Kennedy Assassination: Beyond Conspiracy
Nov. 20 -- There is no other murder in history that has produced as much speculation as the assassination of President John F. Kennedy.
Forty years after Kennedy was fatally shot on Nov. 22, 1963, more than 70 percent of Americans still believe there was a conspiracy to kill him and that the assassin, Lee Harvey Oswald, did not act alone, according to a recent ABCNEWS poll. Even though the government concluded Oswald was the sole gunman, theories still flourish.
See the poll results.
"How could possibly someone as inconsequential as Oswald have killed someone as consequential as Kennedy? [There's] something out of whack about it," said Robert Dallek, author of An Unfinished Life: John F. Kennedy.

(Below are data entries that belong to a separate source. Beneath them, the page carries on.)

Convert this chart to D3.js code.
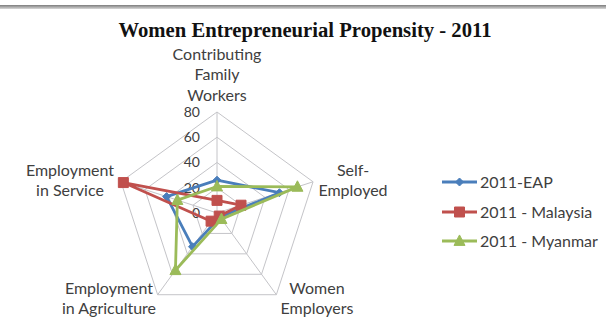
<!DOCTYPE html>
<html>
<head>
<meta charset="utf-8">
<script src="https://cdn.jsdelivr.net/npm/d3@7"></script>
<style>
  html, body { margin: 0; padding: 0; background: #fff; }
  svg { display: block; }
</style>
</head>
<body>
<svg id="chart" width="606" height="328"></svg>
<script>
// Radar axes, clockwise from the top
const categories = [
  ["Contributing", "Family", "Workers"],
  ["Self-", "Employed"],
  ["Women", "Employers"],
  ["Employment", "in Agriculture"],
  ["Employment", "in Service"]
];
const seriesNames = ["2011-EAP", "2011 - Malaysia", "2011 - Myanmar"];
const eapValues      = [26, 52, 4, 33, 42];
const malaysiaValues = [10, 20, 3, 8, 78];
const myanmarValues  = [21, 67, 6, 56, 33];
const tickValues = [0, 20, 40, 60, 80];

const series = [
  { name: seriesNames[0], values: eapValues,      color: "#4a7ebb", marker: "diamond" },
  { name: seriesNames[1], values: malaysiaValues, color: "#c0504d", marker: "square" },
  { name: seriesNames[2], values: myanmarValues,  color: "#9bbb59", marker: "triangle" }
];

const svg = d3.select("#chart");
const cx = 217, cy = 213;

// header rule
const grad = svg.append("defs").append("linearGradient")
  .attr("id", "rule").attr("x1", 0).attr("x2", 0).attr("y1", 0).attr("y2", 1);
grad.append("stop").attr("offset", "0%").attr("stop-color", "#7d7d7d");
grad.append("stop").attr("offset", "100%").attr("stop-color", "#d8d8d8");
svg.append("rect").attr("x", 0).attr("y", 5).attr("width", 606).attr("height", 4)
  .attr("fill", "url(#rule)");

// title
svg.append("text")
  .attr("x", 305).attr("y", 37)
  .attr("text-anchor", "middle")
  .attr("font-family", "'Liberation Serif', 'Times New Roman', serif")
  .attr("font-weight", "bold")
  .attr("font-size", 20)
  .attr("textLength", 373)
  .attr("lengthAdjust", "spacingAndGlyphs")
  .attr("fill", "#111")
  .text("Women Entrepreneurial Propensity - 2011");

const r = d3.scaleLinear().domain([0, 80]).range([0, 101]);
const angle = d3.scaleLinear().domain([0, categories.length]).range([0, 2 * Math.PI]);

const g = svg.append("g").attr("transform", `translate(${cx},${cy})`);

const pt = (i, v) => [Math.sin(angle(i)) * r(v), -Math.cos(angle(i)) * r(v)];

// grid rings
const ringLine = d3.lineRadial().angle((d, i) => angle(i)).radius(d => r(d)).curve(d3.curveLinearClosed);
tickValues.slice(1).forEach(t => {
  g.append("path")
    .attr("d", ringLine(categories.map(() => t)))
    .attr("fill", "none")
    .attr("stroke", "#c4c4c8")
    .attr("stroke-width", 1);
});

// spokes
categories.forEach((c, i) => {
  const [x, y] = pt(i, 80);
  g.append("line").attr("x1", 0).attr("y1", 0).attr("x2", x).attr("y2", y)
    .attr("stroke", "#c4c4c8").attr("stroke-width", 1);
});

// radial tick labels
g.selectAll("text.tick").data(tickValues).join("text")
  .attr("class", "tick")
  .attr("x", -17)
  .attr("y", d => -r(d))
  .attr("dy", "0.35em")
  .attr("text-anchor", "end")
  .attr("font-family", "Lato, 'Open Sans', sans-serif")
  .attr("font-size", 14)
  .attr("fill", "#404040")
  .text(d => d);

// axis labels
const labelPos = [
  { x: 0,   y: -159, anchor: "middle" },
  { x: 136, y: -43,  anchor: "middle" },
  { x: 100, y: 75,   anchor: "middle" },
  { x: -108, y: 75,  anchor: "middle" },
  { x: -147, y: -43, anchor: "middle" }
];
categories.forEach((lines, i) => {
  const p = labelPos[i];
  const t = g.append("text")
    .attr("text-anchor", p.anchor)
    .attr("font-family", "Lato, 'Open Sans', sans-serif")
    .attr("font-size", 16)
    .attr("fill", "#404040");
  lines.forEach((line, k) => {
    t.append("tspan").attr("x", p.x).attr("y", p.y + k * 20.5).attr("dy", "0.35em").text(line);
  });
});

// series
const seriesLine = d3.lineRadial().angle((d, i) => angle(i)).radius(d => r(d)).curve(d3.curveLinearClosed);

function markerPath(type, size) {
  const s = size / 2;
  if (type === "diamond") return `M0,${-s}L${s},0L0,${s}L${-s},0Z`;
  if (type === "square") return `M${-s},${-s}H${s}V${s}H${-s}Z`;
  return `M0,${-s * 1.1}L${s},${s * 0.8}L${-s},${s * 0.8}Z`;
}
const markerSize = { diamond: 8, square: 10, triangle: 11 };

series.forEach(s => {
  g.append("path")
    .attr("d", seriesLine(s.values))
    .attr("fill", "none")
    .attr("stroke", s.color)
    .attr("stroke-width", 2.8)
    .attr("stroke-linejoin", "round");
  s.values.forEach((v, i) => {
    const [x, y] = pt(i, v);
    g.append("path")
      .attr("transform", `translate(${x},${y})`)
      .attr("d", markerPath(s.marker, markerSize[s.marker]))
      .attr("fill", s.color)
      .attr("stroke", s.color);
  });
});

// legend
const legend = svg.append("g");
const legendY = [182, 212, 241];
series.forEach((s, k) => {
  const y = legendY[k];
  legend.append("line").attr("x1", 442).attr("x2", 477).attr("y1", y).attr("y2", y)
    .attr("stroke", s.color).attr("stroke-width", 2.8);
  legend.append("path")
    .attr("transform", `translate(459.5,${y})`)
    .attr("d", markerPath(s.marker, markerSize[s.marker]))
    .attr("fill", s.color).attr("stroke", s.color);
  legend.append("text")
    .attr("x", 480).attr("y", y).attr("dy", "0.35em")
    .attr("font-family", "Lato, 'Open Sans', sans-serif")
    .attr("font-size", 16)
    .attr("fill", "#404040")
    .text(s.name);
});
</script>
</body>
</html>
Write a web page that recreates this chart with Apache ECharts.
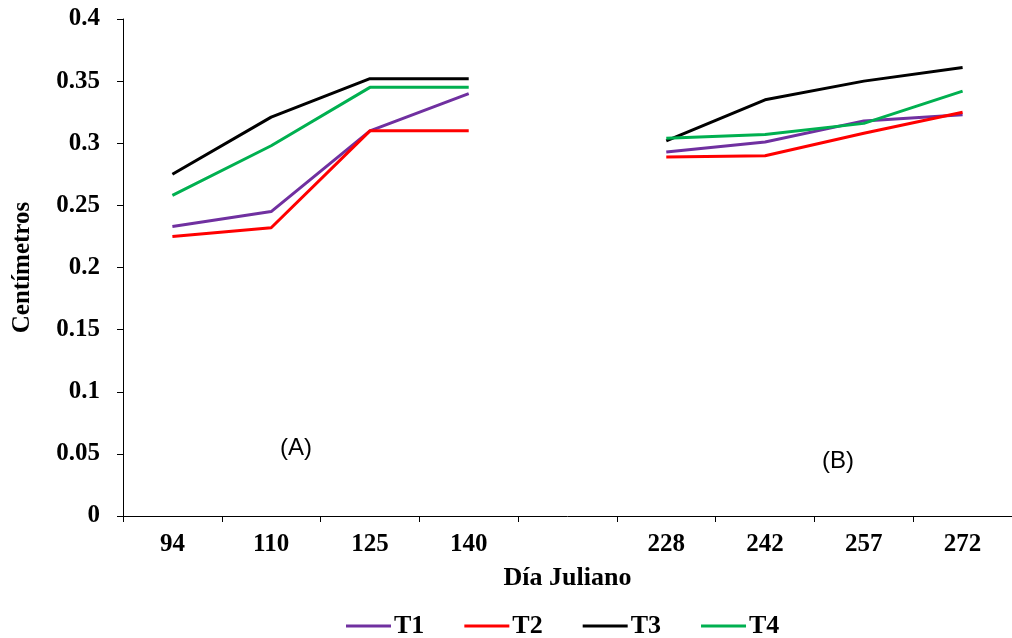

At a time of tragedy in the country, conspiracy theories offer "purpose and meaning that make tragedy more than a simple twist of fate in the hands of, in this case, a lone gunman," said Robert Goldberg, author of a book about the Kennedy assassination, Enemies Within.
Using his 8-millimeter movie camera, Abraham Zapruder recorded the moments when President Kennedy was murdered. The Zapruder film is the only film that recorded the shooting from start to finish. The film itself has been cited as evidence of a conspiracy, and some have claimed it shows that Oswald was not the only gunman.
To advance the analysis of the crime Dale Myers, a computer animator who has been studying the assassination for more than 25 years, generated an exact computer simulation of the Zapruder film.
Myers created a three-dimensional computer model of the plaza, reconstructed exactly the way it was on Nov. 22, 1963, then matched the model with the Zapruder film. The result allowed him to piece together various animated viewpoints of the shooting.